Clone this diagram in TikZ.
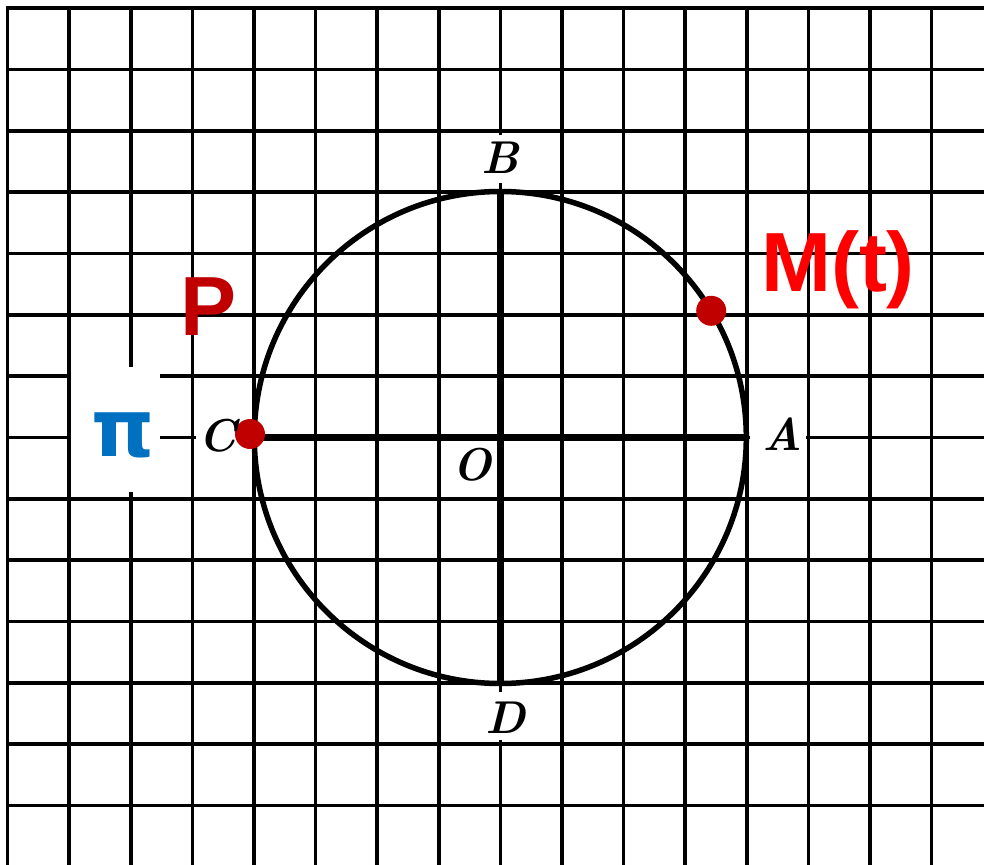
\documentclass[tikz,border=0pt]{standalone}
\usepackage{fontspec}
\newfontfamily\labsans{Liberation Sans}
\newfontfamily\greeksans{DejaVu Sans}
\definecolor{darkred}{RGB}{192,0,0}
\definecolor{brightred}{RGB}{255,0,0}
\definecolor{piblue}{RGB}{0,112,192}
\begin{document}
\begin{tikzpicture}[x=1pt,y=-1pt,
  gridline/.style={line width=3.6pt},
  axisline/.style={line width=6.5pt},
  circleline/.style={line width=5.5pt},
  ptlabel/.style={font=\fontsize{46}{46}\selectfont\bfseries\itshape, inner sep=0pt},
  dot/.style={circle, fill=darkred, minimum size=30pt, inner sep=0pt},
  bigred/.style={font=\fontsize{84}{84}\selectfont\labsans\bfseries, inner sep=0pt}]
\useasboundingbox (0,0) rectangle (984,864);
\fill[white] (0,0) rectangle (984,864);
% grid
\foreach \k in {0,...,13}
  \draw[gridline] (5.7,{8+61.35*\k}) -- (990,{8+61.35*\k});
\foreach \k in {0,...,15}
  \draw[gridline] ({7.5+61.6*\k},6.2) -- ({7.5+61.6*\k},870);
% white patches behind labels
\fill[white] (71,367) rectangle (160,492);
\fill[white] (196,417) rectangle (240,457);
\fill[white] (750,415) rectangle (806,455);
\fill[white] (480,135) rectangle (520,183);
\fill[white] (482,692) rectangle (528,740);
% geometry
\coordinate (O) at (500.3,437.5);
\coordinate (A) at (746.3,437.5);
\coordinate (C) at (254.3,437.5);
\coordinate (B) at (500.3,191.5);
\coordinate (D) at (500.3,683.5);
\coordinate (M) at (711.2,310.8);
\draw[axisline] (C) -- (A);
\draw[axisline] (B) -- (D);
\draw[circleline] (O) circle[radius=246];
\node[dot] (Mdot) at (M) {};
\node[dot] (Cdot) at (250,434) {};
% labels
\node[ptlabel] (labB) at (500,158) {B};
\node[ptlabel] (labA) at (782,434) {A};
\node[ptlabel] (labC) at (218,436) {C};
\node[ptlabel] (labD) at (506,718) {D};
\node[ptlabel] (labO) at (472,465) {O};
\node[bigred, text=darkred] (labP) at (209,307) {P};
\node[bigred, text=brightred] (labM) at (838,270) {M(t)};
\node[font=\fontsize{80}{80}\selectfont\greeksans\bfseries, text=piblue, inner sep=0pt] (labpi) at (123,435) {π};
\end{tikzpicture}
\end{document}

---

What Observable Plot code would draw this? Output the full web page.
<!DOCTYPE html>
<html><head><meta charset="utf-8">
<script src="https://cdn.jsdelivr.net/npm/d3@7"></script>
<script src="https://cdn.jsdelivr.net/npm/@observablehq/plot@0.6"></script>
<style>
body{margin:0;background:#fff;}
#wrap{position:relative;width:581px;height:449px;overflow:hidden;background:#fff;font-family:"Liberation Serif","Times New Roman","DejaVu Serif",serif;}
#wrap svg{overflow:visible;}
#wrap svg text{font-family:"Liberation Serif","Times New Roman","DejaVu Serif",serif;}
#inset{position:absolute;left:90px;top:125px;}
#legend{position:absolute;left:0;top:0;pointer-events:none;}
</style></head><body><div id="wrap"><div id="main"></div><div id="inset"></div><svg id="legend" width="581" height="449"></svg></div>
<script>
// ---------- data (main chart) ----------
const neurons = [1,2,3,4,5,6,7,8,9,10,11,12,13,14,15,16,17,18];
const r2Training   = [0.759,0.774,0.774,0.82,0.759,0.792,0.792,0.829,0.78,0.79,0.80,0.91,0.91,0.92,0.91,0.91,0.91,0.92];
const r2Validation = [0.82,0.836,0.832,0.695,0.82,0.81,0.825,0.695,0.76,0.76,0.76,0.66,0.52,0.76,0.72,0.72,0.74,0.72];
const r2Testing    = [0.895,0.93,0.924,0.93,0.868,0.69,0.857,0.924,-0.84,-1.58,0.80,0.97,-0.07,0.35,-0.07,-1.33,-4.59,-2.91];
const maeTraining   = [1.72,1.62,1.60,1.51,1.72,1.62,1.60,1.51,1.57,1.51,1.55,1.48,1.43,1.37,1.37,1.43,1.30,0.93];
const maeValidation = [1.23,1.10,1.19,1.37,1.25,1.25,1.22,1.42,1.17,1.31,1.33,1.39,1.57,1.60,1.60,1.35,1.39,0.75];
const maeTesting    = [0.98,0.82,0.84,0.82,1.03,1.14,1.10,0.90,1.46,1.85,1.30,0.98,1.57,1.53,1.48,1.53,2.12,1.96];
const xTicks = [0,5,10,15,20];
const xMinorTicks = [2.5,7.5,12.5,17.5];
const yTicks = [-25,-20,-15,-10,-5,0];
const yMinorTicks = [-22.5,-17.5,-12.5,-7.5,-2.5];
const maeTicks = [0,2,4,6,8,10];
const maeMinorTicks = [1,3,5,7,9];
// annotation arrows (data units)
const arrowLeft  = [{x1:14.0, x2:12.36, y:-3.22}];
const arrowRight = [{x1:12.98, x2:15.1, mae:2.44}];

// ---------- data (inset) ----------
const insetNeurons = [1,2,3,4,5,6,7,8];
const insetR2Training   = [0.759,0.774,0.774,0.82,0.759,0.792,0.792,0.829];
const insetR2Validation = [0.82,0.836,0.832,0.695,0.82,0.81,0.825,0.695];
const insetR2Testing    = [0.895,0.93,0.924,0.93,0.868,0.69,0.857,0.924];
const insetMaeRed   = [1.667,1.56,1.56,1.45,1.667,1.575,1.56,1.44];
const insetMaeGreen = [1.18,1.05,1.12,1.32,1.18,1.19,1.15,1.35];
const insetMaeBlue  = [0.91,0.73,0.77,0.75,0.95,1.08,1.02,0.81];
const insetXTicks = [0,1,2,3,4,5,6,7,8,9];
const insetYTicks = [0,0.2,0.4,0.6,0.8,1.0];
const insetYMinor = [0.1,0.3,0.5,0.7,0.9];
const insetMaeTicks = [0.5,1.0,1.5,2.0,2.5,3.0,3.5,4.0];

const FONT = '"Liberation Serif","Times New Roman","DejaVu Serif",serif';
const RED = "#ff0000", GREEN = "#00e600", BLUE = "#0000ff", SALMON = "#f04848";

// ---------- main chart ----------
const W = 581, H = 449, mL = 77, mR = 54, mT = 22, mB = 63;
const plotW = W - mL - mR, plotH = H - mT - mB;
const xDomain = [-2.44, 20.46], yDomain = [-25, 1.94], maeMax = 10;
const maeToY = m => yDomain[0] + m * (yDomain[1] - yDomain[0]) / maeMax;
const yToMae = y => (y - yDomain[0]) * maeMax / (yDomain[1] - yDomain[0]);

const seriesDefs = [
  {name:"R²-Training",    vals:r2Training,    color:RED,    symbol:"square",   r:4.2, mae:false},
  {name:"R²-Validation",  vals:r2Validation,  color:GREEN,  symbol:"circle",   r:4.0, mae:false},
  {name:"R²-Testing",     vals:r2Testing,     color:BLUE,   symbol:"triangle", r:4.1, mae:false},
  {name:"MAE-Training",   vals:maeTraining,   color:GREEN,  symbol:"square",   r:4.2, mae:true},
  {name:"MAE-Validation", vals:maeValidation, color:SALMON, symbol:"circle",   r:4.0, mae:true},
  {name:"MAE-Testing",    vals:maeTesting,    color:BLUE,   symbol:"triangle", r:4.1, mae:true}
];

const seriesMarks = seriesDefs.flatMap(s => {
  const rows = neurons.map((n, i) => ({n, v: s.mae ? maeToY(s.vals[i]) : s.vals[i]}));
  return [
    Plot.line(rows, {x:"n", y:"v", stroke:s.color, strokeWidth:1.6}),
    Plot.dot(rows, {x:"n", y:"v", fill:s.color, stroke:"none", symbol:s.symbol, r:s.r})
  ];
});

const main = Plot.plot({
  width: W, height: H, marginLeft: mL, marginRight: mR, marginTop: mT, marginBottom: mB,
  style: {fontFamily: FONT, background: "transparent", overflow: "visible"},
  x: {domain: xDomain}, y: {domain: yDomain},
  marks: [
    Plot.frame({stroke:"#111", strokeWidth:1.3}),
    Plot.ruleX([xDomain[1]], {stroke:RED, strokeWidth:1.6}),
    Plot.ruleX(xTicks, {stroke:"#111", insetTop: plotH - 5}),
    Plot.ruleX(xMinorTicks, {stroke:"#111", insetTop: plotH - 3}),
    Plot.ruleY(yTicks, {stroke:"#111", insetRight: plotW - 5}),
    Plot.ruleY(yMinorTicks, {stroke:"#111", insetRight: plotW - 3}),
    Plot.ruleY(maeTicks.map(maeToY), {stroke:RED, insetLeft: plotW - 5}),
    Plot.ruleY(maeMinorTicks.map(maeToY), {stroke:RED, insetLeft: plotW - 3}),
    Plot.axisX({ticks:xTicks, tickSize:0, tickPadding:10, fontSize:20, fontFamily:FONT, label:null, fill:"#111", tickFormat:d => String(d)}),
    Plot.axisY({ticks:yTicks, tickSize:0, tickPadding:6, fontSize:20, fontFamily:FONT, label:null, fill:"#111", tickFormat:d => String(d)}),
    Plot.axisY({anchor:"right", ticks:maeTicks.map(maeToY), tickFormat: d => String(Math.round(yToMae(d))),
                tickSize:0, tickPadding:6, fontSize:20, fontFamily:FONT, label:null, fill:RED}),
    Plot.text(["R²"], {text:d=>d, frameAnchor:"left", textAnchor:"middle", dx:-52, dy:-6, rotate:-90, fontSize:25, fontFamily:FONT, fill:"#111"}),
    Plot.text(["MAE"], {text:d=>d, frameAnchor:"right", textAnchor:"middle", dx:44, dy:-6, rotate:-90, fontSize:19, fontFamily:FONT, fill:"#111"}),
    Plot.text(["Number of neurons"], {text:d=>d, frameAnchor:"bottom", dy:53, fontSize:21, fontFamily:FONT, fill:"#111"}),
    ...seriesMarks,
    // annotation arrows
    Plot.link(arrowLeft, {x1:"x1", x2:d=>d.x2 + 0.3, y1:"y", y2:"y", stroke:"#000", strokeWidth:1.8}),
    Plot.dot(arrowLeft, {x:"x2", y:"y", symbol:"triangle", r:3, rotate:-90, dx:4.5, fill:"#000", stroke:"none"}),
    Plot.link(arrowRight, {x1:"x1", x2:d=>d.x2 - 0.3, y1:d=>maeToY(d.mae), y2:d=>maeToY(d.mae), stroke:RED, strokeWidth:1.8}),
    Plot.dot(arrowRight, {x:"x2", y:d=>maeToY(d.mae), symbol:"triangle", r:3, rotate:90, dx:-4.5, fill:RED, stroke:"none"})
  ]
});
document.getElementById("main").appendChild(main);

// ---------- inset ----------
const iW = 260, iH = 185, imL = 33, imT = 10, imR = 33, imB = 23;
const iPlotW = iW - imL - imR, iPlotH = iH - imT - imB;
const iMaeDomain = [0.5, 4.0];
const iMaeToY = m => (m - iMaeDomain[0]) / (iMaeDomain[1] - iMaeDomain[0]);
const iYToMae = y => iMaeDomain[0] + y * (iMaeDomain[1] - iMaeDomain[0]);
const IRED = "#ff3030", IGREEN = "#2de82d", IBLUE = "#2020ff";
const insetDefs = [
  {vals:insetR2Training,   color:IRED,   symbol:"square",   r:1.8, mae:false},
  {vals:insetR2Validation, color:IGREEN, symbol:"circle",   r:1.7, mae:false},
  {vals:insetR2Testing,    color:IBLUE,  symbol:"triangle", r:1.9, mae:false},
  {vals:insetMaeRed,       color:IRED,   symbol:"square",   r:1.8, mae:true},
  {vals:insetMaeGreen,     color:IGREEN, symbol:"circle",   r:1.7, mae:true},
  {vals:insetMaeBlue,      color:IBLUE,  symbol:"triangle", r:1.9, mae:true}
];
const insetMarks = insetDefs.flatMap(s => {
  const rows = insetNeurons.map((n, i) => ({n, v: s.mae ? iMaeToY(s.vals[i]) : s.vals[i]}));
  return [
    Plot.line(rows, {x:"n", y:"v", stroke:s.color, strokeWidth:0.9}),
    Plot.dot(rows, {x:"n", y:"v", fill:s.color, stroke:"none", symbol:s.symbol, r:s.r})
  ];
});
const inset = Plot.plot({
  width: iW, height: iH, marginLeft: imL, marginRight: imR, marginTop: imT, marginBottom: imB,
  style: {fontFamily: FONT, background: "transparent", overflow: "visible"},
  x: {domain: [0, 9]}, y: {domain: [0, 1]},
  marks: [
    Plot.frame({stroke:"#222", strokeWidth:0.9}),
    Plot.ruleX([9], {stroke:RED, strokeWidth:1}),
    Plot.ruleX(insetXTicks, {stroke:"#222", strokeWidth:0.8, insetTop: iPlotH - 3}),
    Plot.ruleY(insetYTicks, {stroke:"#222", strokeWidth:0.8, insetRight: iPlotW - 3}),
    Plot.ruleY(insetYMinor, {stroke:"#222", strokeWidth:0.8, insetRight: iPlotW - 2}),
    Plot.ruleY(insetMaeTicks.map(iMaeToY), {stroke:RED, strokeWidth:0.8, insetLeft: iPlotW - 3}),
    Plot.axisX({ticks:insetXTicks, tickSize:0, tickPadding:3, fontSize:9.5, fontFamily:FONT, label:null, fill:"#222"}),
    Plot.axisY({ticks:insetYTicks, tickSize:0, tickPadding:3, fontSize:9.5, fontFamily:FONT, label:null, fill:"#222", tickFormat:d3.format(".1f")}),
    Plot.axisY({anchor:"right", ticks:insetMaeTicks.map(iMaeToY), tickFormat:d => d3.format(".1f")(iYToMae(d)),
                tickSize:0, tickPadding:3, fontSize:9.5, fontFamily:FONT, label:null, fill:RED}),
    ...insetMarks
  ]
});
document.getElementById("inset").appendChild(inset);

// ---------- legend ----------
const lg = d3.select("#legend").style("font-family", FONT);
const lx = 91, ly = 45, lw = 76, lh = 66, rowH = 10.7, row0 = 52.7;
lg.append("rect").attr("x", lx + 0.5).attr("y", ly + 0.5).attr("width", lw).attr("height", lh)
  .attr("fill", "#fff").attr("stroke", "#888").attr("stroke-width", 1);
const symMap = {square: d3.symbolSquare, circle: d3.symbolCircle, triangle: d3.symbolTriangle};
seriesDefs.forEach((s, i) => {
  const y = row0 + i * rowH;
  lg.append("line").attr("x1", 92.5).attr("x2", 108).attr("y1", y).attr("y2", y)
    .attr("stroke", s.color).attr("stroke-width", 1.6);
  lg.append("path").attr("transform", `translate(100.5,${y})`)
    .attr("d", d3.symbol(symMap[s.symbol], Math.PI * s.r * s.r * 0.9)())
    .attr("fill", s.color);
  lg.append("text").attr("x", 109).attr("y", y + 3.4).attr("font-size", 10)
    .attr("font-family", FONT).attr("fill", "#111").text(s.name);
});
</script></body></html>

--

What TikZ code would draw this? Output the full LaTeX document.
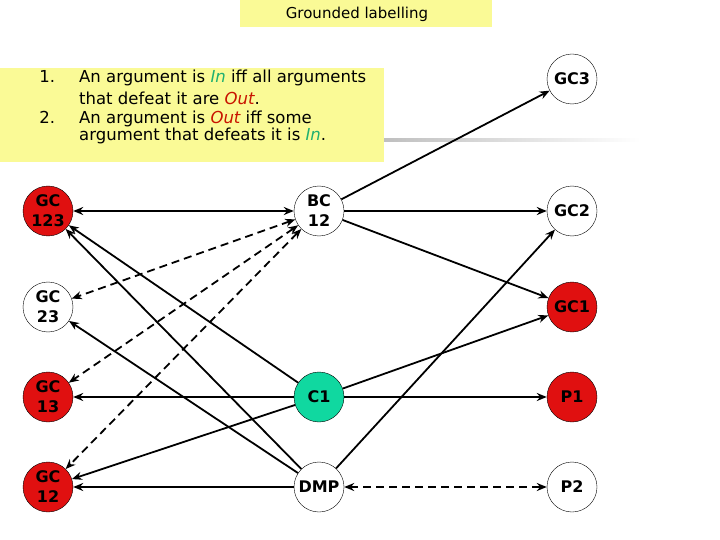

- [PROBLEM TO WORK ON]:
Using the records above, copy each line that contains "draw".

- [TASK SOLUTION]:
  \draw[gridline] (5.7,{8+61.35*\k}) -- (990,{8+61.35*\k});
  \draw[gridline] ({7.5+61.6*\k},6.2) -- ({7.5+61.6*\k},870);
\draw[axisline] (C) -- (A);
\draw[axisline] (B) -- (D);
\draw[circleline] (O) circle[radius=246];
What Observable Plot code would draw this? Output the full web page.
What TikZ code would draw this? Output the full LaTeX document.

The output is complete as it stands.